Bild: In der SPD bestimmt ein Mann den Kurs: Er steht rechts im Bild.
BERLIN taz | Neben Yasmin Fahimi steht im Berliner Willy-Brandt-Haus ein
hübsches Plakat. Eine lachende Frau umarmt zwei Kinder, darunter steht:
„Wonder Woman“. Wunderfrau deshalb, weil sie alleinerziehend sei, erklärt
Fahimi. „Alleinerziehende sind Heldinnen des Alltags für die SPD.“
Eine Heldin des Alltags der SPD? Das ist Fahimi nicht selten selbst. Als
Generalsekretärin muss sie die inneren Widersprüche der Sozialdemokratie
erklären, glätten und verkaufen. Und sich dabei manchmal unauffällig selbst
korrigieren. Nachdem sie die Kampagne am Montag skizziert hatte, stellten
die Journalisten kritische Fragen. Es ging nicht mehr um Alleinerziehende,
sondern um einen Dauerbrenner der Koalition: die umstrittene
Vorratsdatenspeicherung.
Es gebe eine neue Situation, weil die EU keine Richtlinie mehr erlassen
werde, sagte sie. Innenminister Thomas de Maizière (CDU) und Justizminister
Heiko Maas (SPD) seien nun gefordert, eine „juristisch sichere Vorlage zu
erstellen“, betonte Fahimi. „Ich bin zuversichtlich. Sie werden eine gute
Grundlage finden.“ Das klang ungewohnt optimistisch für Fahimi.
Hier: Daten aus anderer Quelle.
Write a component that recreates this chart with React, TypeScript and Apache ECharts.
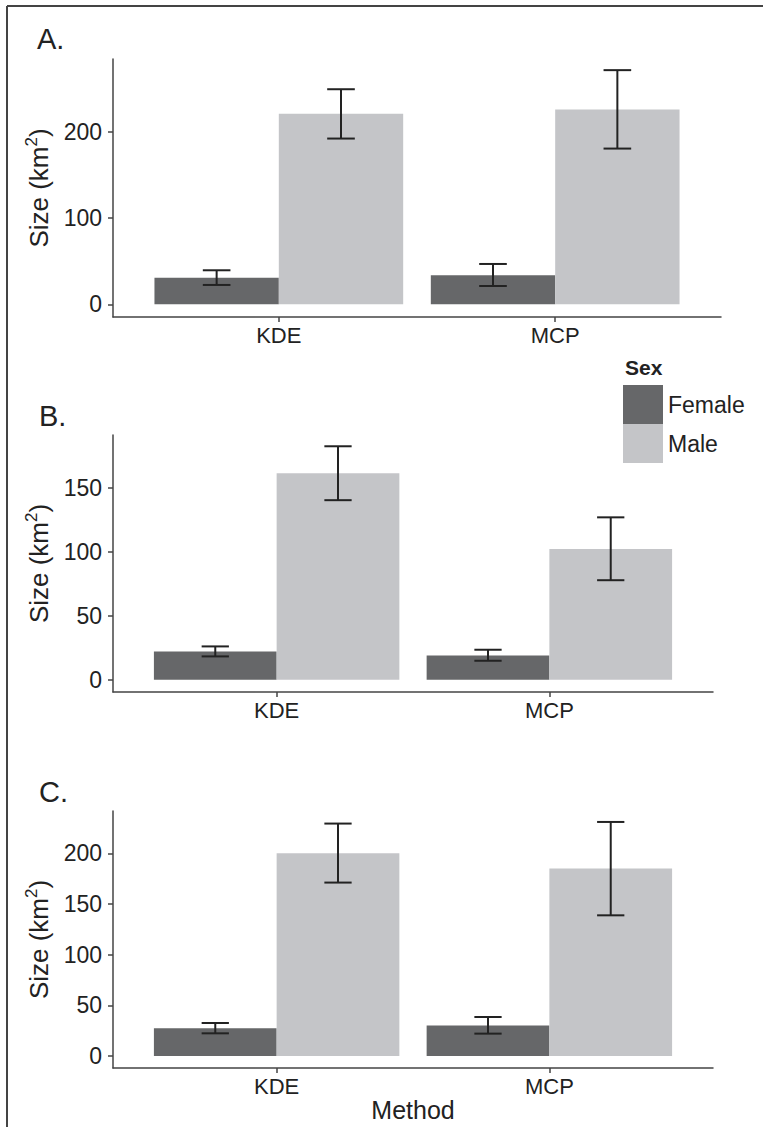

Die Generalsekretärin, so viel wurde deutlich, ist nicht mehr grundsätzlich
gegen eine Vorratsdatenspeicherung. Das ist eine sanfte Korrektur. Bisher
hatte die SPD-Generalsekretärin eine solche Datenspeicherung als tiefen
Eingriff in die Rechte der Bürger bezeichnet und vor einem Schnellschuss
gewarnt.
## Ein sanfter Schwenk
Die Lage sortiert sich in der SPD gerade neu. Während Fahimi,
Justizminister Maas und Parteilinke wie SPD-Vize Ralf Stegner keinerlei
Sympathie für dieses Projekt haben, ist Sigmar Gabriel dafür. Und der
Parteichef nimmt immer weniger Rücksicht auf die internen Kritiker.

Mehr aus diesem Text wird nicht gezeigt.